In the continuing series of 'know your local farmer' we take a look at what is happening on a small scale farm.
BETTER known for her work with revitalising agriculture in the Mary Valley Elaine Bradley is also a small farmer or very intensive gardener in her own right.
Elaine along with husband Steve Burgess and young family moved to the steep Dagun property 22 years ago from Western Australia.
The property established in 1905 had grown various small crops, bananas, pineapples and still had an area of remnant riparian rainforest along a gully.
The gully was retained and about two thirds of the property is currently under a conservation agreement.
Farming sustainably was the aim, and with both Elaine and Steve having some degree of farming experience a range of small crops was grown while they sorted out just what to do.
Elaine said that they were selling produce in the local area and it was a valuable learning experience in marketing what you grow.
"I did a year long TAFE Cert 111 course in organic agriculture," she said. "Along with 30 other people who owned some land that they would be able to farm."
Elaine said that the course taught the easy stuff like how to grow the crops, but was very short on information in how to sell the crops.
"Growing is easy, selling is the hard part," she said. "In an effort to help with marketing, a small group started Dagun Markets using the people who attended the Cert111 course as suppliers."
The timing was good as the Rattler was just starting.
At this point in the talk with Elaine, Steve came along for his 'two bobs' worth and this included the opinion that 'get big or get out' does not work in the Valley.
"It is important to determine the scale of growing," he said. "We still have not worked it out and maybe never will."

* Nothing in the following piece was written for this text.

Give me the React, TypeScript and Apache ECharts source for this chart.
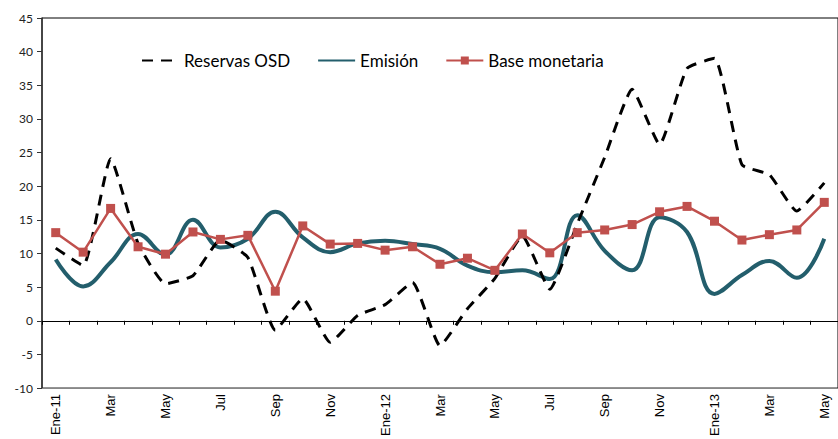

"Farming is a lot of desperation and sheer bloody-mindness, not to give in but to keep trying things that may work."
When possible Elaine and Steve employ a young, but has to be enthusiastic, post school person to work and gain practical intense, small farming experience for themselves.
A lot has been written about the Traveston Dam fiasco and this virtually stopped all farming in that region of the Valley.
When a survey conducted after the dam was stopped indicated that agriculture was the choice of what to do in the Valley, Elaine applied for and received a Churchill Fellowship to see what places in the United States were doing to revitalise small farm areas. This led to the markets restarting and the establishment of Mary Valley Country Harvest Cooperative.
Elaine and Steve's garden is made up of a number of 25 m long x 1m wide raised beds across the slope.
"We grow about 30 or 40 different crops," she said. "Some we can value add, but you have to be a bit ahead of the public wanting new crops."
"TV cooking shows are a good guide to what is going to be the next popular thing."